• [TASK BRIEF]: Skip the pictures. Transcribe the rest of the data below without changing a word.

— start of GIVEN DATA —

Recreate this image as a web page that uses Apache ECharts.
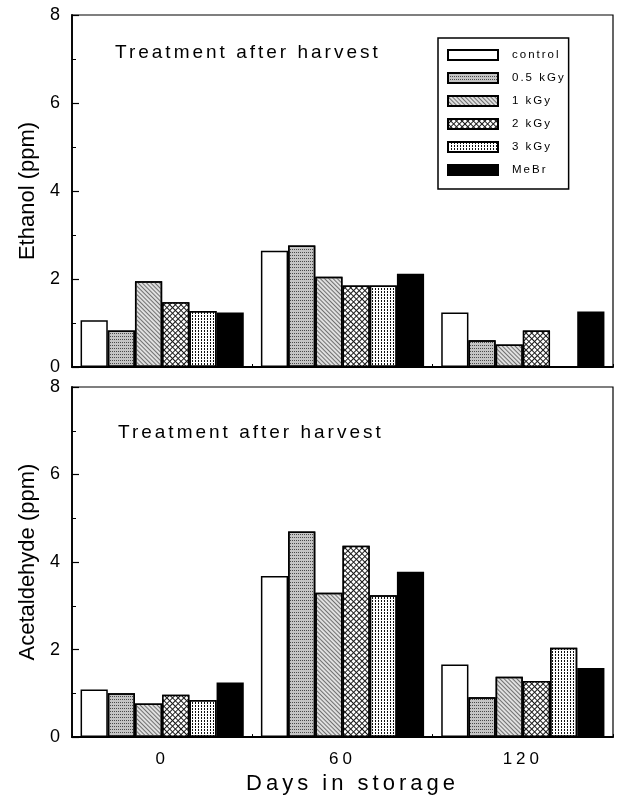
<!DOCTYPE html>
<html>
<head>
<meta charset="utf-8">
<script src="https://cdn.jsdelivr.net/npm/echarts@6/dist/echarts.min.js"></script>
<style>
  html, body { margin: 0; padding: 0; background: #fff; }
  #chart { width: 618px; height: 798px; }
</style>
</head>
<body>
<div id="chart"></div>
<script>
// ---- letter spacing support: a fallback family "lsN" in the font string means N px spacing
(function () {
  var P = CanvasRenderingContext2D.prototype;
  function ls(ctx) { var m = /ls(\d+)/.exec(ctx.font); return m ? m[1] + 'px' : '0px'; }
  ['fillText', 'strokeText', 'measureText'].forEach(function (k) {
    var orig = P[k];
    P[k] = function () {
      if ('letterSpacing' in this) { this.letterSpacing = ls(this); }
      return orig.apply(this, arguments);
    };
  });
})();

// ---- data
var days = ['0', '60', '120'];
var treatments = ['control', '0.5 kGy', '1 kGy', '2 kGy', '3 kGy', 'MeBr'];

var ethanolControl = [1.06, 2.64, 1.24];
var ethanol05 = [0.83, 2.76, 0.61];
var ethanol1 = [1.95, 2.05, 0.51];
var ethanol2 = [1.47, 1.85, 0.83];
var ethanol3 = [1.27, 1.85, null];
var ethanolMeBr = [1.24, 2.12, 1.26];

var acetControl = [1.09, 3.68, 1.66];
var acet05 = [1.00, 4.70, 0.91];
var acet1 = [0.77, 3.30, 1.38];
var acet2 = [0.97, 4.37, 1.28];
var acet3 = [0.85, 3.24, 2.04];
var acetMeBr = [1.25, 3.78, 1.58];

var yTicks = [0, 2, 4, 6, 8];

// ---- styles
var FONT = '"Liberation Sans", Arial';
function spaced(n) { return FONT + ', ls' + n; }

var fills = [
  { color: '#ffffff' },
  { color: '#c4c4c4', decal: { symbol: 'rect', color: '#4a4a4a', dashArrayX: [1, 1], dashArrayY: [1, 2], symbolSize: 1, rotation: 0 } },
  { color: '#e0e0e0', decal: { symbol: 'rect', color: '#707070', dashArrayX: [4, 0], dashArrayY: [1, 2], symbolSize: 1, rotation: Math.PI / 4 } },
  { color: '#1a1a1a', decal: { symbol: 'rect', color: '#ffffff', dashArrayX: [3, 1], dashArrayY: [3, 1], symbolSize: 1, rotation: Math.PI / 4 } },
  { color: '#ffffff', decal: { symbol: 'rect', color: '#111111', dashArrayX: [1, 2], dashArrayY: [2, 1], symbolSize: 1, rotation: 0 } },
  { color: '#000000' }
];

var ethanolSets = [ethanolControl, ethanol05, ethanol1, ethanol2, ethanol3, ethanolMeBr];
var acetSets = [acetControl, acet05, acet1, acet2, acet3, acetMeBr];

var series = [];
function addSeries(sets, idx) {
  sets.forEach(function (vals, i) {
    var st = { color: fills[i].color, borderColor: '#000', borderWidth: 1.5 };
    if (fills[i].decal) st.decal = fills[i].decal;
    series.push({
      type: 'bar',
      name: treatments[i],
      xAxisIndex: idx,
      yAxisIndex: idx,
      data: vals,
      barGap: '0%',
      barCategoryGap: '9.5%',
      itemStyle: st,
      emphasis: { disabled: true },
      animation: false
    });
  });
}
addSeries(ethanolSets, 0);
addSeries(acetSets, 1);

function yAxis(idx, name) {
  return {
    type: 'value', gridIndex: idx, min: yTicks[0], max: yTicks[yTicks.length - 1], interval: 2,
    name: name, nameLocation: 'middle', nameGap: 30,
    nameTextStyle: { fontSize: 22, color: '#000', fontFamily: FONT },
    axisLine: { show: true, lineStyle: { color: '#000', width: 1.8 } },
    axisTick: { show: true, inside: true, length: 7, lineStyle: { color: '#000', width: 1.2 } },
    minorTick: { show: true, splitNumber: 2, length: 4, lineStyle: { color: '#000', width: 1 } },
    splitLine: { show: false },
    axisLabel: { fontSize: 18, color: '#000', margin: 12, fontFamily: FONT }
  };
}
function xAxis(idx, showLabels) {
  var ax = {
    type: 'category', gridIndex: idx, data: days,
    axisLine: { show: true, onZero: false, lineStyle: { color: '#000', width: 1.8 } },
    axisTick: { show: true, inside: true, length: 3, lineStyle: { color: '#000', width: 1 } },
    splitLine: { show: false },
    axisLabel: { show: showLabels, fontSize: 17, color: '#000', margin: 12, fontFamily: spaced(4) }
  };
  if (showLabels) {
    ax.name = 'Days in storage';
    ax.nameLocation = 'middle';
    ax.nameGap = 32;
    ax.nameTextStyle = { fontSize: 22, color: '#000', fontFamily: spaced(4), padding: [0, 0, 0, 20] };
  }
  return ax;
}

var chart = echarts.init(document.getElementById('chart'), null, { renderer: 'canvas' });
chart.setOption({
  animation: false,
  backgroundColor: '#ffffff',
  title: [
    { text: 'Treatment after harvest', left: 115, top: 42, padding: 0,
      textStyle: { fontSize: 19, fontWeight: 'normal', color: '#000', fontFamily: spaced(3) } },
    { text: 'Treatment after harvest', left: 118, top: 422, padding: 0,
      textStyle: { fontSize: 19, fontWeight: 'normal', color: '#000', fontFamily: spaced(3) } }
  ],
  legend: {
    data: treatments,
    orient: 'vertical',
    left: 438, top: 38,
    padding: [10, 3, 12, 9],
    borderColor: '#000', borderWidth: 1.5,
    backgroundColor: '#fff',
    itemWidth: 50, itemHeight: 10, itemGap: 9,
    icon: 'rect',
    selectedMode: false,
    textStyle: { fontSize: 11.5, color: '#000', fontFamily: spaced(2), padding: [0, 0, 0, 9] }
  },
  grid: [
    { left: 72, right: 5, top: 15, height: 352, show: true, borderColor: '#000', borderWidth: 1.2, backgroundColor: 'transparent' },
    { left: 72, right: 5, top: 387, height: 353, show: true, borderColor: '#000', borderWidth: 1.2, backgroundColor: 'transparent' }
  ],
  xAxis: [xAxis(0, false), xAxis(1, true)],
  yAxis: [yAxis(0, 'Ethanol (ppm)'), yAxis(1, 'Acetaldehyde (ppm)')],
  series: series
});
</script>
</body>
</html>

— end of GIVEN DATA —

• [THE OUTPUT]:
Recreate this image as a web page that uses Apache ECharts.
<!DOCTYPE html>
<html>
<head>
<meta charset="utf-8">
<script src="https://cdn.jsdelivr.net/npm/echarts@6/dist/echarts.min.js"></script>
<style>
  html, body { margin: 0; padding: 0; background: #fff; }
  #chart { width: 618px; height: 798px; }
</style>
</head>
<body>
<div id="chart"></div>
<script>
// ---- letter spacing support: a fallback family "lsN" in the font string means N px spacing
(function () {
  var P = CanvasRenderingContext2D.prototype;
  function ls(ctx) { var m = /ls(\d+)/.exec(ctx.font); return m ? m[1] + 'px' : '0px'; }
  ['fillText', 'strokeText', 'measureText'].forEach(function (k) {
    var orig = P[k];
    P[k] = function () {
      if ('letterSpacing' in this) { this.letterSpacing = ls(this); }
      return orig.apply(this, arguments);
    };
  });
})();

// ---- data
var days = ['0', '60', '120'];
var treatments = ['control', '0.5 kGy', '1 kGy', '2 kGy', '3 kGy', 'MeBr'];

var ethanolControl = [1.06, 2.64, 1.24];
var ethanol05 = [0.83, 2.76, 0.61];
var ethanol1 = [1.95, 2.05, 0.51];
var ethanol2 = [1.47, 1.85, 0.83];
var ethanol3 = [1.27, 1.85, null];
var ethanolMeBr = [1.24, 2.12, 1.26];

var acetControl = [1.09, 3.68, 1.66];
var acet05 = [1.00, 4.70, 0.91];
var acet1 = [0.77, 3.30, 1.38];
var acet2 = [0.97, 4.37, 1.28];
var acet3 = [0.85, 3.24, 2.04];
var acetMeBr = [1.25, 3.78, 1.58];

var yTicks = [0, 2, 4, 6, 8];

// ---- styles
var FONT = '"Liberation Sans", Arial';
function spaced(n) { return FONT + ', ls' + n; }

var fills = [
  { color: '#ffffff' },
  { color: '#c4c4c4', decal: { symbol: 'rect', color: '#4a4a4a', dashArrayX: [1, 1], dashArrayY: [1, 2], symbolSize: 1, rotation: 0 } },
  { color: '#e0e0e0', decal: { symbol: 'rect', color: '#707070', dashArrayX: [4, 0], dashArrayY: [1, 2], symbolSize: 1, rotation: Math.PI / 4 } },
  { color: '#1a1a1a', decal: { symbol: 'rect', color: '#ffffff', dashArrayX: [3, 1], dashArrayY: [3, 1], symbolSize: 1, rotation: Math.PI / 4 } },
  { color: '#ffffff', decal: { symbol: 'rect', color: '#111111', dashArrayX: [1, 2], dashArrayY: [2, 1], symbolSize: 1, rotation: 0 } },
  { color: '#000000' }
];

var ethanolSets = [ethanolControl, ethanol05, ethanol1, ethanol2, ethanol3, ethanolMeBr];
var acetSets = [acetControl, acet05, acet1, acet2, acet3, acetMeBr];

var series = [];
function addSeries(sets, idx) {
  sets.forEach(function (vals, i) {
    var st = { color: fills[i].color, borderColor: '#000', borderWidth: 1.5 };
    if (fills[i].decal) st.decal = fills[i].decal;
    series.push({
      type: 'bar',
      name: treatments[i],
      xAxisIndex: idx,
      yAxisIndex: idx,
      data: vals,
      barGap: '0%',
      barCategoryGap: '9.5%',
      itemStyle: st,
      emphasis: { disabled: true },
      animation: false
    });
  });
}
addSeries(ethanolSets, 0);
addSeries(acetSets, 1);

function yAxis(idx, name) {
  return {
    type: 'value', gridIndex: idx, min: yTicks[0], max: yTicks[yTicks.length - 1], interval: 2,
    name: name, nameLocation: 'middle', nameGap: 30,
    nameTextStyle: { fontSize: 22, color: '#000', fontFamily: FONT },
    axisLine: { show: true, lineStyle: { color: '#000', width: 1.8 } },
    axisTick: { show: true, inside: true, length: 7, lineStyle: { color: '#000', width: 1.2 } },
    minorTick: { show: true, splitNumber: 2, length: 4, lineStyle: { color: '#000', width: 1 } },
    splitLine: { show: false },
    axisLabel: { fontSize: 18, color: '#000', margin: 12, fontFamily: FONT }
  };
}
function xAxis(idx, showLabels) {
  var ax = {
    type: 'category', gridIndex: idx, data: days,
    axisLine: { show: true, onZero: false, lineStyle: { color: '#000', width: 1.8 } },
    axisTick: { show: true, inside: true, length: 3, lineStyle: { color: '#000', width: 1 } },
    splitLine: { show: false },
    axisLabel: { show: showLabels, fontSize: 17, color: '#000', margin: 12, fontFamily: spaced(4) }
  };
  if (showLabels) {
    ax.name = 'Days in storage';
    ax.nameLocation = 'middle';
    ax.nameGap = 32;
    ax.nameTextStyle = { fontSize: 22, color: '#000', fontFamily: spaced(4), padding: [0, 0, 0, 20] };
  }
  return ax;
}

var chart = echarts.init(document.getElementById('chart'), null, { renderer: 'canvas' });
chart.setOption({
  animation: false,
  backgroundColor: '#ffffff',
  title: [
    { text: 'Treatment after harvest', left: 115, top: 42, padding: 0,
      textStyle: { fontSize: 19, fontWeight: 'normal', color: '#000', fontFamily: spaced(3) } },
    { text: 'Treatment after harvest', left: 118, top: 422, padding: 0,
      textStyle: { fontSize: 19, fontWeight: 'normal', color: '#000', fontFamily: spaced(3) } }
  ],
  legend: {
    data: treatments,
    orient: 'vertical',
    left: 438, top: 38,
    padding: [10, 3, 12, 9],
    borderColor: '#000', borderWidth: 1.5,
    backgroundColor: '#fff',
    itemWidth: 50, itemHeight: 10, itemGap: 9,
    icon: 'rect',
    selectedMode: false,
    textStyle: { fontSize: 11.5, color: '#000', fontFamily: spaced(2), padding: [0, 0, 0, 9] }
  },
  grid: [
    { left: 72, right: 5, top: 15, height: 352, show: true, borderColor: '#000', borderWidth: 1.2, backgroundColor: 'transparent' },
    { left: 72, right: 5, top: 387, height: 353, show: true, borderColor: '#000', borderWidth: 1.2, backgroundColor: 'transparent' }
  ],
  xAxis: [xAxis(0, false), xAxis(1, true)],
  yAxis: [yAxis(0, 'Ethanol (ppm)'), yAxis(1, 'Acetaldehyde (ppm)')],
  series: series
});
</script>
</body>
</html>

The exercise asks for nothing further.